Hagelin and fourth-liner Fehr scored on odd-man rushes early in the third to give the Penguins the lead.
“It’s important for us to realize that when we have a lead like that, we need to play strong defensively, play tight defensively and not give away any chances,” Panthers defenseman Aaron Ekblad said. “They got way too many chances out there in the period.”
The poor third period ruined the chances for a first win with the Panthers for Reimer, who signed a five-year, $17 million contract last summer.
“It’s too bad; I thought we played a pretty solid game,” Reimer said. “Obviously, there were a couple saves I could have made, but that’s just the way she goes sometimes.”

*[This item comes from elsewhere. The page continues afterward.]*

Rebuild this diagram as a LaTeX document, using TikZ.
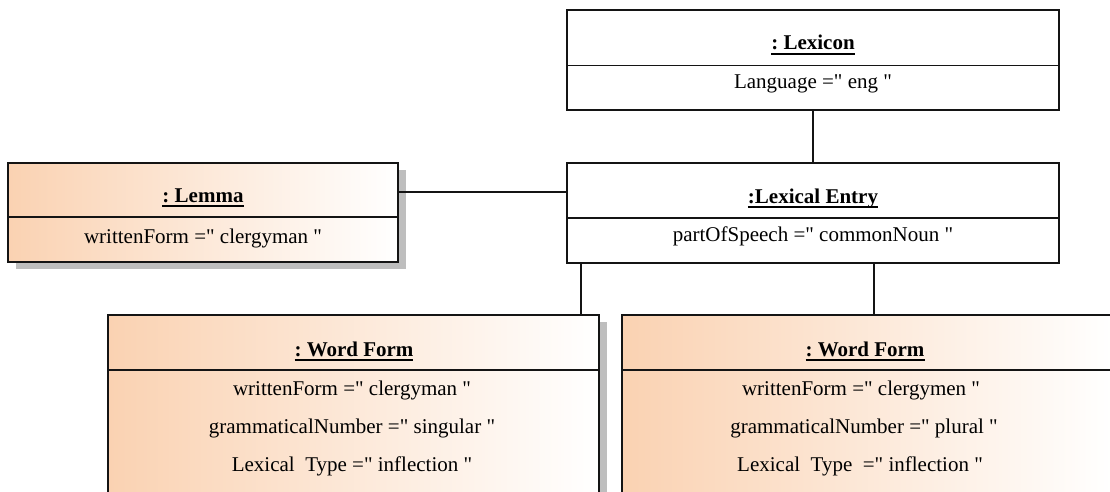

The Panthers strong play in the first period — they had eight of the final nine shots on goal — was largely was attributable to three consecutive power plays. It took until the third one for them to score when Smith flipped a backhand rebound up over Marc-Andre Fleury’s pads with 1:58 to play in the first.
Pysyk made it 2-0 six minutes into the second off a feed from Shane Harper on a transition play into the Pittsburgh zone.
The sequence that led to the goal began with Jaromir Jagr getting the puck up out of his zone — and paying the price for it, absorbing a hit from Penguins defenseman Ian Cole.
Earlier in the day, the 44-year-old Jagr was given a plaque with his name and number on it by the Penguins, who drafted him 26 years ago. The plaque was made of melted steel from the roof of the now-razed Civic Arena, where Jagr played his home games from 1990-2001 — winning five NHL scoring titles — with the Penguins.